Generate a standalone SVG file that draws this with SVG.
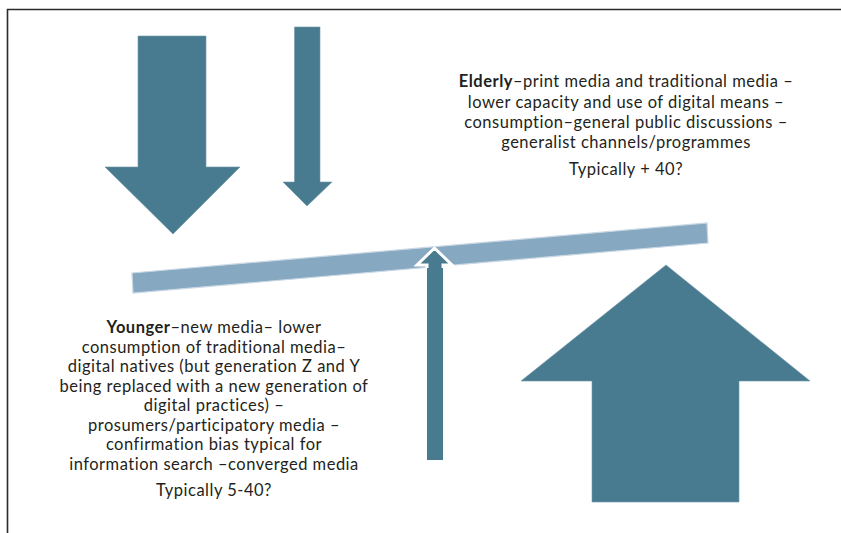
<svg xmlns="http://www.w3.org/2000/svg" width="841" height="533" viewBox="0 0 841 533">
<style>
.arrow{fill:#487b8f;stroke:#6f97a8;stroke-width:0.6}
.t{font-family:Lato,"Open Sans",sans-serif;font-size:16.5px;fill:#231f20;text-anchor:middle;letter-spacing:0.5px}
.b{font-weight:bold}
</style>
<rect width="841" height="533" fill="#ffffff"/>
<g id="frame" fill="none" stroke="#2b2b2b" stroke-width="1.6">
<path d="M7.5,533 V9.5 H841"/>
</g>
<g id="arrow-big-down"><polygon class="arrow" points="138,36 206,36 206,167 240,167 173,234 105,167 138,167"/></g>
<g id="arrow-small-down"><polygon class="arrow" points="294.5,27 320,27 320,182 332,182 307,206 283,182 294.5,182"/></g>
<g id="beam"><polygon points="132,273 707,223 708,243 133,293" fill="#87a8c1" stroke="#c9d8e4" stroke-width="1.2"/></g>
<g id="arrow-mid-up"><polygon points="427,460 443,460 443,265 452,265 434.5,248 417,265 427,265" fill="#487b8f" stroke="#ffffff" stroke-width="3" stroke-linejoin="miter"/><rect x="427" y="268" width="16" height="192" fill="#487b8f"/></g>
<g id="arrow-big-up"><polygon class="arrow" points="592,502 739,502 739,381 810,381 666,265 521,381 592,381"/></g>
<g id="elderly-text">
<text class="t" x="626" y="87"><tspan class="b">Elderly</tspan>–print media and traditional media –</text>
<text class="t" x="626" y="107.5">lower capacity and use of digital means –</text>
<text class="t" x="626" y="128">consumption–general public discussions –</text>
<text class="t" x="626" y="148">generalist channels/programmes</text>
<text class="t" x="626" y="175">Typically + 40?</text>
</g>
<g id="younger-text">
<text class="t" x="214" y="333"><tspan class="b">Younger</tspan>–new media– lower</text>
<text class="t" x="214" y="352.5">consumption of traditional media–</text>
<text class="t" x="214" y="372">digital natives (but generation Z and Y</text>
<text class="t" x="214" y="391.5">being replaced with a new generation of</text>
<text class="t" x="214" y="411">digital practices) –</text>
<text class="t" x="214" y="430.5">prosumers/participatory media –</text>
<text class="t" x="214" y="450">confirmation bias typical for</text>
<text class="t" x="214" y="469.5">information search –converged media</text>
<text class="t" x="214" y="496">Typically 5-40?</text>
</g>
</svg>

——

Copy every line above word for word and exclude the pictures.

▸ Final answer:
Generate a standalone SVG file that draws this with SVG.
<svg xmlns="http://www.w3.org/2000/svg" width="841" height="533" viewBox="0 0 841 533">
<style>
.arrow{fill:#487b8f;stroke:#6f97a8;stroke-width:0.6}
.t{font-family:Lato,"Open Sans",sans-serif;font-size:16.5px;fill:#231f20;text-anchor:middle;letter-spacing:0.5px}
.b{font-weight:bold}
</style>
<rect width="841" height="533" fill="#ffffff"/>
<g id="frame" fill="none" stroke="#2b2b2b" stroke-width="1.6">
<path d="M7.5,533 V9.5 H841"/>
</g>
<g id="arrow-big-down"><polygon class="arrow" points="138,36 206,36 206,167 240,167 173,234 105,167 138,167"/></g>
<g id="arrow-small-down"><polygon class="arrow" points="294.5,27 320,27 320,182 332,182 307,206 283,182 294.5,182"/></g>
<g id="beam"><polygon points="132,273 707,223 708,243 133,293" fill="#87a8c1" stroke="#c9d8e4" stroke-width="1.2"/></g>
<g id="arrow-mid-up"><polygon points="427,460 443,460 443,265 452,265 434.5,248 417,265 427,265" fill="#487b8f" stroke="#ffffff" stroke-width="3" stroke-linejoin="miter"/><rect x="427" y="268" width="16" height="192" fill="#487b8f"/></g>
<g id="arrow-big-up"><polygon class="arrow" points="592,502 739,502 739,381 810,381 666,265 521,381 592,381"/></g>
<g id="elderly-text">
<text class="t" x="626" y="87"><tspan class="b">Elderly</tspan>–print media and traditional media –</text>
<text class="t" x="626" y="107.5">lower capacity and use of digital means –</text>
<text class="t" x="626" y="128">consumption–general public discussions –</text>
<text class="t" x="626" y="148">generalist channels/programmes</text>
<text class="t" x="626" y="175">Typically + 40?</text>
</g>
<g id="younger-text">
<text class="t" x="214" y="333"><tspan class="b">Younger</tspan>–new media– lower</text>
<text class="t" x="214" y="352.5">consumption of traditional media–</text>
<text class="t" x="214" y="372">digital natives (but generation Z and Y</text>
<text class="t" x="214" y="391.5">being replaced with a new generation of</text>
<text class="t" x="214" y="411">digital practices) –</text>
<text class="t" x="214" y="430.5">prosumers/participatory media –</text>
<text class="t" x="214" y="450">confirmation bias typical for</text>
<text class="t" x="214" y="469.5">information search –converged media</text>
<text class="t" x="214" y="496">Typically 5-40?</text>
</g>
</svg>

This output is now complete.